We headed out after my Weight Watchers meeting on Saturday morning. We had a two-hour car ride ahead of us, but we stopped several times along the way. My suspicion is that she has some sort of checklist that catalogs every public restroom in the state. And she plans to use all of them. The pet supply store we visited along the way? Check. The outlet mall where we stopped to buy a Father's Day gift? Check. The restaurant where we ate lunch? Check and check. Yes, she had to use that one twice. Five minutes apart.

This particular restaurant is an older joint with just two small stalls in the ladies' room. We were in one stall and some unsuspecting patron was in the other. After A went, I decided I'd go ahead and use the facilities myself. She stood there, hands on hips, as I took my turn. "Mama, YOU'RE PEEING ON MY PEE!" It goes without saying that this declaration was made loudly. Nothing, and I mean nothing, is sacred with a three-year-old. Later we stopped at a mall and of course we found ourselves in the restroom again. "MAMA, ARE YOU POOPING?" I don't know if sound is somehow amplified in public restrooms or what. I promise you I wasn't doing what I had been accused of doing, but I didn't bother to argue. I never win anyway.

The restaurant also has a carousel outside so of course we had to ride. As we were waiting in line the kid went on and on about how she was going to ride the white horse. So it goes without saying that once the gate was opened and we had our pick . . . she climbed upon a grey one.

Later we checked into our hotel and went swimming. Our timing was perfect because the storm of the century rolled in as soon as we got inside the hotel. We could see the black clouds from the pool.

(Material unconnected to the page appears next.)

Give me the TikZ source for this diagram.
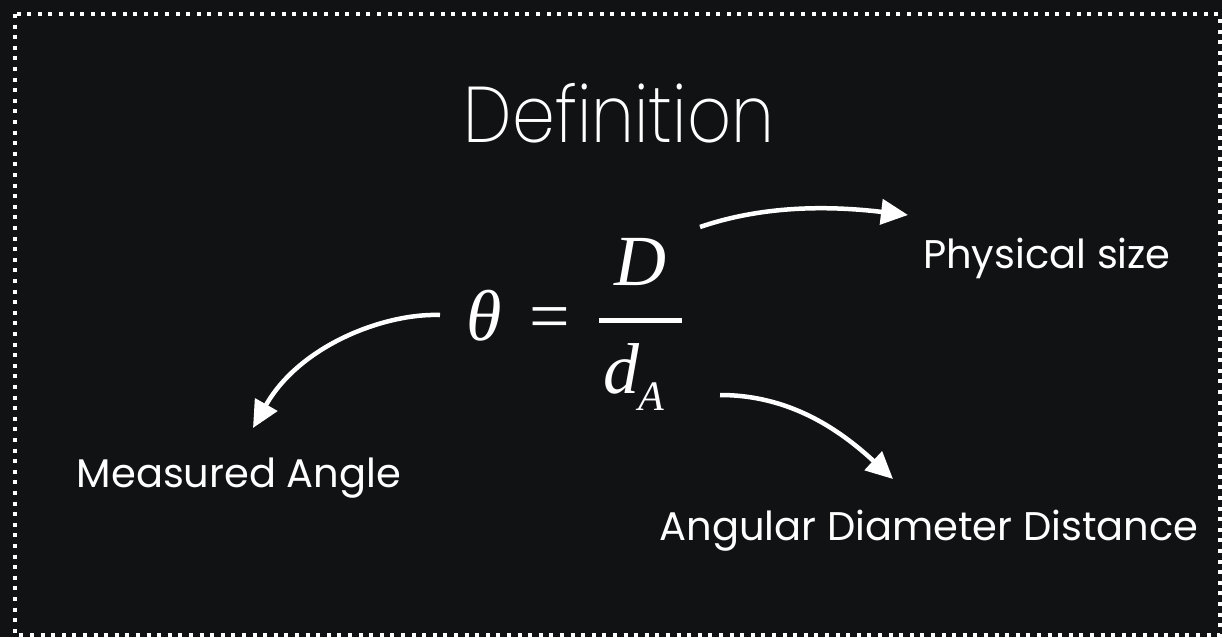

At first, we had the pool to ourselves. Then, a couple strolled in and got into the whirlpool, which was about eight feet from the pool. I had been telling A that she needed to stay away from the whirlpool because the water is hot and it's just for grown-ups. So as soon as she spotted the couple she got out of the pool, stomped over to the whirlpool, stood over them, and asked, "What are you guys doing in that hot pool?" I mean, she just cannot leave strangers alone. Later they got in the main pool and she had to question them about what they were doing in "our" pool. She asked them about a dozen other random questions and after a while I seriously thought they might slip me a twenty so that I would take her back up to the room.

Later another woman arrived and started swimming laps. A watched her in disbelief and then remarked, "Her is swimming by herself! And she's not dying!" That lady was pretty incredible - I mean, she didn't have floaties on her upper arms or anything.

After swimming we went out to dinner. When we got back to the hotel I stopped in the convenience mart located, well, conveniently in the lobby. I bought the kid some microwave popcorn for later (there was a microwave and mini fridge in our room). She then proceeded to corner every hapless traveler in the lobby and lounge to tell them about her popcorn acquisition. Most of them nodded politely but there was one man who didn't mind chatting with a little kid about popcorn. He even suggested that maybe she could put it in a bowl and come back later. I really need to get her to stop talking to strangers but I also don't want to suppress that side of her, know what I mean?

The hotel had a complimentary breakfast this morning and it was a darned nice one with Belgian waffles and whatnot. After that we headed back home (through another raging storm) and she was able to cross another restroom off her list along the way. And this time, I did not pee on her pee. From now on I think I'll just wait until my bladder explodes rather than to endure the mortifying play-by-play.